I’m just recording this for legal purposes, but I can also share it with the world. It’s 7:30 AM, and I get to wake up in my bedroom to my f’ing jackass neighbor…doing this next to my porch. This is my porch! This is my house. This is my deck. Right up there, that’s my bedroom. This is where my dickweed neighbor has decided to be building a house at 7AM, pounding on steel and welding right next to my frickin’ house. I woke up this morning to pounding, welding steel. I’m gonna lose it on this guy. I’m gonna lose it. I’m gonna lose it. It’s been going on for four months now. This guy’s got another thing coming.
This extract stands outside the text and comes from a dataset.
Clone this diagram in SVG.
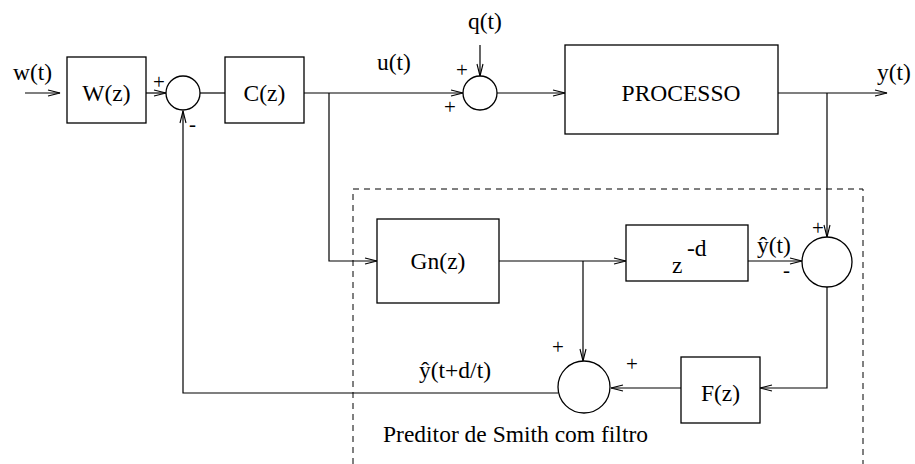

Ashton took his displeasure to Twitter:
- this SOB owl feces cougar placenta jack bone dick! about 1 hour ago from web
- Jack ass 7am building a god damn fort next to my house f’in up my view and noise polluting
- the entire f’in nieghborhood with pounding steal about 1 hour ago from web
- holy moly I’m gonna lose it! about 1 hour ago from web
- this ass clown has another thing coming! about 1 hour ago from web
- I’m gonna kill my neighbor! about 1 hour ago from web
- Ashton’s wife also took to Twitter to back up her man:
- calm and gentle baby you can pull out the paint gun later! about 1 hour ago from web
- baby keep it together there should only be another 5 months of this. about 1 hour ago from web
- the neighbor doing consruction with 6 guys pounding hammers against steel at 7am is no way to wake up! about 1 hour ago from web
[From the Huffington Post]
I do get how annoying that must be, but I also think it’s pretty juvenile to make some movie bitching about it and post it on the internet. Unless the neighbor is famous, why the hell would he care about a video? Most cities have noise ordinances, and have a set hour at which construction can begin and must end. If the guy’s in violation of that, then call it in each and every day. Or go through other legal channels. Resorting to a video is just dumb.
As the Huffington Post mentioned, Ashton and Demi have also gotten really into Twitter. Which I find to be just about the most annoying thing in the world. I can always tell when someone’s using Twitter on Facebook because they feel the need to obsessively report on the excruciating minutiae of their lives. No I don’t care what you had for lunch! No I don’t care that your microwave is broken! No I don’t care that your favorite instrument is the cello! Just like you’d expect, Ashton and Demi’s other Twitters are just as empty and useless as can be. These two have way too much free time on their hands.